* _STATED GOAL_
Write the lines out again, from the top of the material to the line containing "3.5, 2.5, 4];", pictures excluded.

* _DATA SEGMENT_
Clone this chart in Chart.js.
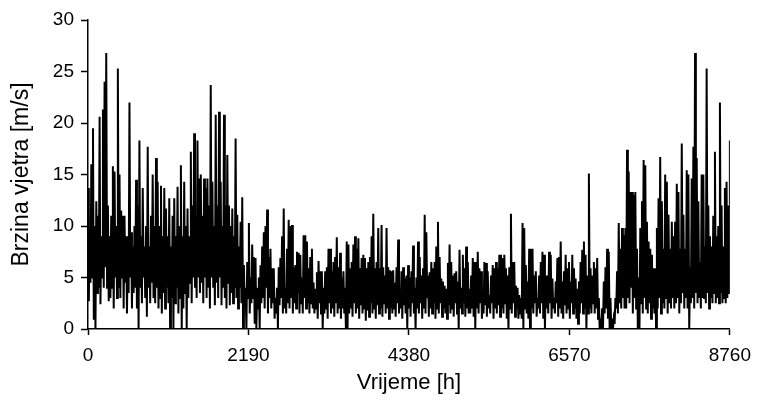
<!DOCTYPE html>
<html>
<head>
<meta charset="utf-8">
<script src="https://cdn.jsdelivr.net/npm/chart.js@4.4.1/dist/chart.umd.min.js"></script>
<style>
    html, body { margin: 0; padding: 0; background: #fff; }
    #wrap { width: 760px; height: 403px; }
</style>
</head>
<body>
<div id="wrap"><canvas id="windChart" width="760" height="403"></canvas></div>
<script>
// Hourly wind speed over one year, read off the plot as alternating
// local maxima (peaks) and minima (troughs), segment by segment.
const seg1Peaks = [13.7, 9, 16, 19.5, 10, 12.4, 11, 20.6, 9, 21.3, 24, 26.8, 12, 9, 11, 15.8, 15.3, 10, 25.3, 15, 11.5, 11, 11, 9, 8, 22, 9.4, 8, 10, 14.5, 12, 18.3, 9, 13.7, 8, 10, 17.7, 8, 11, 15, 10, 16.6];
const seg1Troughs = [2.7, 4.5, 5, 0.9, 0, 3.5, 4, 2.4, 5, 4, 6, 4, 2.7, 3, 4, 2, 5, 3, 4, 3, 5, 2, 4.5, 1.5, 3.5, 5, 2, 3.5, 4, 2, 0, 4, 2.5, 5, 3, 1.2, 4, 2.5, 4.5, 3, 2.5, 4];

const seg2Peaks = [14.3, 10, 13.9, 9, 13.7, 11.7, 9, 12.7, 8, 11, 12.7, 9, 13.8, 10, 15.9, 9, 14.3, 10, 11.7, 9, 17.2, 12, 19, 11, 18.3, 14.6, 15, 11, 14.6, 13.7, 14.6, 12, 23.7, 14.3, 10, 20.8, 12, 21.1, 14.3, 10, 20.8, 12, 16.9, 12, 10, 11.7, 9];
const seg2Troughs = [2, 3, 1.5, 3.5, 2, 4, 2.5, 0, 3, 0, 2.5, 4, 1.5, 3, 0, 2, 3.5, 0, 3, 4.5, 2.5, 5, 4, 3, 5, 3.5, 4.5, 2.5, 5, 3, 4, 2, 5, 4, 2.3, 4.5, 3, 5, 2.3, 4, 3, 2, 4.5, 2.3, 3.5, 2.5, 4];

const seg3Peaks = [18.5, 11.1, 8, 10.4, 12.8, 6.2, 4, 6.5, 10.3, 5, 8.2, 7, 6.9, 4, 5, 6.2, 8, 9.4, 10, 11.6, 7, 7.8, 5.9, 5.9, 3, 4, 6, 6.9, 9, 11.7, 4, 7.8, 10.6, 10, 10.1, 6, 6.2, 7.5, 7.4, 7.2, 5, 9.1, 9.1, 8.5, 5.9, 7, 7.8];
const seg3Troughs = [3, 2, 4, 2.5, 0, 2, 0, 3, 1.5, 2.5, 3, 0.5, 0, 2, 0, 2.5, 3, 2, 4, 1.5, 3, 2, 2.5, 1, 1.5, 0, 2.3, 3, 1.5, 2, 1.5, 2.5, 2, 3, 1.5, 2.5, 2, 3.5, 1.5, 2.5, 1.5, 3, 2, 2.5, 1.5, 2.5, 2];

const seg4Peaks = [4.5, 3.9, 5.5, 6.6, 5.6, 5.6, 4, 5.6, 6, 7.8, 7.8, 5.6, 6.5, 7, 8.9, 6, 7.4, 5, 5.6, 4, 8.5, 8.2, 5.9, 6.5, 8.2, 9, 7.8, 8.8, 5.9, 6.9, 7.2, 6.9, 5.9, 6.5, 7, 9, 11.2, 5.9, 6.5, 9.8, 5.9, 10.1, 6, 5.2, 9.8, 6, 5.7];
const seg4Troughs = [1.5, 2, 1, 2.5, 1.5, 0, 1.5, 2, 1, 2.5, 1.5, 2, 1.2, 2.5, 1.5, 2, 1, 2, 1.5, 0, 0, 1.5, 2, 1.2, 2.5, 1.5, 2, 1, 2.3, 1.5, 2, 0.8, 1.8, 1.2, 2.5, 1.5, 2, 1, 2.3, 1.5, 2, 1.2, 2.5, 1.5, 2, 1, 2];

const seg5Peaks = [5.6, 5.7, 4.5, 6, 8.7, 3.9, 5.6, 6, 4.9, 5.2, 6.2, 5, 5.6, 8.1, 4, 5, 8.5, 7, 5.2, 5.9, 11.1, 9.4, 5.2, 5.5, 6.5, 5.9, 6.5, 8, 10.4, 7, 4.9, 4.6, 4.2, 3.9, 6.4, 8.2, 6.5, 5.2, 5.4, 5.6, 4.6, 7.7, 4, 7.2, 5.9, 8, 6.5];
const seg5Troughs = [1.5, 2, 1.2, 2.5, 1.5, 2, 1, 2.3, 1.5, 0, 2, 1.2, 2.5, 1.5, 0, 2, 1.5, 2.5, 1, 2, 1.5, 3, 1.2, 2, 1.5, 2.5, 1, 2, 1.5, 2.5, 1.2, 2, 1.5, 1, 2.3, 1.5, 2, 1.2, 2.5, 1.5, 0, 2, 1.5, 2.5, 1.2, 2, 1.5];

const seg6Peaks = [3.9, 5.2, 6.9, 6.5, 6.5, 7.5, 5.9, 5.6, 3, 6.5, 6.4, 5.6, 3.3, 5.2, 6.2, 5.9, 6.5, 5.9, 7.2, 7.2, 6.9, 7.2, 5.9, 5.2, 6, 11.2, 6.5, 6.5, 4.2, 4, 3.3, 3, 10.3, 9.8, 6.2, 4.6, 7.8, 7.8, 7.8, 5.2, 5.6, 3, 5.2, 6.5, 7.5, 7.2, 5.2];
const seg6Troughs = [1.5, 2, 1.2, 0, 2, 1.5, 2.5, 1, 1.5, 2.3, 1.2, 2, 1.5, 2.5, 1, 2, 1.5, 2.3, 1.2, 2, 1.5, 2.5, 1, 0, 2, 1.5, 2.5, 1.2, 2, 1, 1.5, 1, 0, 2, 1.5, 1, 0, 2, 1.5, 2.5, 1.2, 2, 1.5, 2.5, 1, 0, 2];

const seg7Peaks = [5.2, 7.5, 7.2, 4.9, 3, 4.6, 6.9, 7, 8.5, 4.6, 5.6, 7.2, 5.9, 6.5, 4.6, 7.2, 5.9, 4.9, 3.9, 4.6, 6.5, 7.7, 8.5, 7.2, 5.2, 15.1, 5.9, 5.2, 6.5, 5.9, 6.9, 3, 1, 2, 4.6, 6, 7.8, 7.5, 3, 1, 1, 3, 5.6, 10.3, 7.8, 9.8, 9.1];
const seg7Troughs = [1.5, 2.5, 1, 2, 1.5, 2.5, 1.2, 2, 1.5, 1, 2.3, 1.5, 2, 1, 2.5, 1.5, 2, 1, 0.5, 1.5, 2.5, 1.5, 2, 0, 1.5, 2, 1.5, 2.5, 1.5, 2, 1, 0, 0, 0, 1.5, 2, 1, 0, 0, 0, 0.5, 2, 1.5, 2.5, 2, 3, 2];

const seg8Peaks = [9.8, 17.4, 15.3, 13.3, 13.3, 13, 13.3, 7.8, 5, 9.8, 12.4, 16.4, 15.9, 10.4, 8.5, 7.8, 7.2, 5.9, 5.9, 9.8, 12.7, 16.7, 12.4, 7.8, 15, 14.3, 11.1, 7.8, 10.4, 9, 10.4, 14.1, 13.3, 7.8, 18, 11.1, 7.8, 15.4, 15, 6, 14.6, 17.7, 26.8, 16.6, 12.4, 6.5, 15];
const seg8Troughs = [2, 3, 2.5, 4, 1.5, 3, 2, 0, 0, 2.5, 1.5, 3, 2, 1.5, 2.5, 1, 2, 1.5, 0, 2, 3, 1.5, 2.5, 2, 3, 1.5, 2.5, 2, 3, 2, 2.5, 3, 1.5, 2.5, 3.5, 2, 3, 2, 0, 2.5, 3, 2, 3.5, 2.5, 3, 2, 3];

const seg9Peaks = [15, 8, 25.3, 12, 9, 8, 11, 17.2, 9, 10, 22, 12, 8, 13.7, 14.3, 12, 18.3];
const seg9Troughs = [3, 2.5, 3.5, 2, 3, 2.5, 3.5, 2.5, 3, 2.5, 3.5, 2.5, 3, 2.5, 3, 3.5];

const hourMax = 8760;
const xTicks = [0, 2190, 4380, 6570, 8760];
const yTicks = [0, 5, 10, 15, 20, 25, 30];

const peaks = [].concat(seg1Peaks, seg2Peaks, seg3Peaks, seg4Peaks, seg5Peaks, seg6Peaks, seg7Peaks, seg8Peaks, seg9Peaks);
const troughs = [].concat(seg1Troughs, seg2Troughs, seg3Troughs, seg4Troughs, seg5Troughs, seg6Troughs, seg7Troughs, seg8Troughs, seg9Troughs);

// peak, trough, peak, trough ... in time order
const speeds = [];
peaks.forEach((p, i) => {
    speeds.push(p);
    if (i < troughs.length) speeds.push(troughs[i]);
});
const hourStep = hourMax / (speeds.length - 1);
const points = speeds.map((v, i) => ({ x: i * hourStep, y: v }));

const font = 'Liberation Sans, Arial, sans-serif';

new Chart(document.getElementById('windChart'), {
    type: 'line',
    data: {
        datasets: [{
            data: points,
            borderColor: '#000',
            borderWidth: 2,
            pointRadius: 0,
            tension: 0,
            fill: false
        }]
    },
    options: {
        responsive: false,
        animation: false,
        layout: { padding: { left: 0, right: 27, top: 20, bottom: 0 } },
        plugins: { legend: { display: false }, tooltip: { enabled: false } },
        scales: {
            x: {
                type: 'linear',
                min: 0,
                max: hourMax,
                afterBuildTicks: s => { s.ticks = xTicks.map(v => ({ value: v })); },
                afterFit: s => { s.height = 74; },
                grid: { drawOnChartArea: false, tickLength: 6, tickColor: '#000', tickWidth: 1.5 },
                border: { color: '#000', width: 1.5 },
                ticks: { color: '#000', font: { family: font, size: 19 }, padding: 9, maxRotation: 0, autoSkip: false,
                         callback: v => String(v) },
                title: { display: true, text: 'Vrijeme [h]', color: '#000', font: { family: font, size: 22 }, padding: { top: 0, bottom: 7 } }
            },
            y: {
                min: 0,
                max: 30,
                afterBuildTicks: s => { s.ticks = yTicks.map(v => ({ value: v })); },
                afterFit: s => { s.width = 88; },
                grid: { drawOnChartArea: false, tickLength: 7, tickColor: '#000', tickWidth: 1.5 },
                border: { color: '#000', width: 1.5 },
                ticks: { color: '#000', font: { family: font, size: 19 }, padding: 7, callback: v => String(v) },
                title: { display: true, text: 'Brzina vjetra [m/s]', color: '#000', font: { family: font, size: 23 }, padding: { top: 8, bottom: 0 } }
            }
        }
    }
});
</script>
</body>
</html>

* _ANSWER TO THE TASK_
Clone this chart in Chart.js.
<!DOCTYPE html>
<html>
<head>
<meta charset="utf-8">
<script src="https://cdn.jsdelivr.net/npm/chart.js@4.4.1/dist/chart.umd.min.js"></script>
<style>
    html, body { margin: 0; padding: 0; background: #fff; }
    #wrap { width: 760px; height: 403px; }
</style>
</head>
<body>
<div id="wrap"><canvas id="windChart" width="760" height="403"></canvas></div>
<script>
// Hourly wind speed over one year, read off the plot as alternating
// local maxima (peaks) and minima (troughs), segment by segment.
const seg1Peaks = [13.7, 9, 16, 19.5, 10, 12.4, 11, 20.6, 9, 21.3, 24, 26.8, 12, 9, 11, 15.8, 15.3, 10, 25.3, 15, 11.5, 11, 11, 9, 8, 22, 9.4, 8, 10, 14.5, 12, 18.3, 9, 13.7, 8, 10, 17.7, 8, 11, 15, 10, 16.6];
const seg1Troughs = [2.7, 4.5, 5, 0.9, 0, 3.5, 4, 2.4, 5, 4, 6, 4, 2.7, 3, 4, 2, 5, 3, 4, 3, 5, 2, 4.5, 1.5, 3.5, 5, 2, 3.5, 4, 2, 0, 4, 2.5, 5, 3, 1.2, 4, 2.5, 4.5, 3, 2.5, 4];

const seg2Peaks = [14.3, 10, 13.9, 9, 13.7, 11.7, 9, 12.7, 8, 11, 12.7, 9, 13.8, 10, 15.9, 9, 14.3, 10, 11.7, 9, 17.2, 12, 19, 11, 18.3, 14.6, 15, 11, 14.6, 13.7, 14.6, 12, 23.7, 14.3, 10, 20.8, 12, 21.1, 14.3, 10, 20.8, 12, 16.9, 12, 10, 11.7, 9];
const seg2Troughs = [2, 3, 1.5, 3.5, 2, 4, 2.5, 0, 3, 0, 2.5, 4, 1.5, 3, 0, 2, 3.5, 0, 3, 4.5, 2.5, 5, 4, 3, 5, 3.5, 4.5, 2.5, 5, 3, 4, 2, 5, 4, 2.3, 4.5, 3, 5, 2.3, 4, 3, 2, 4.5, 2.3, 3.5, 2.5, 4];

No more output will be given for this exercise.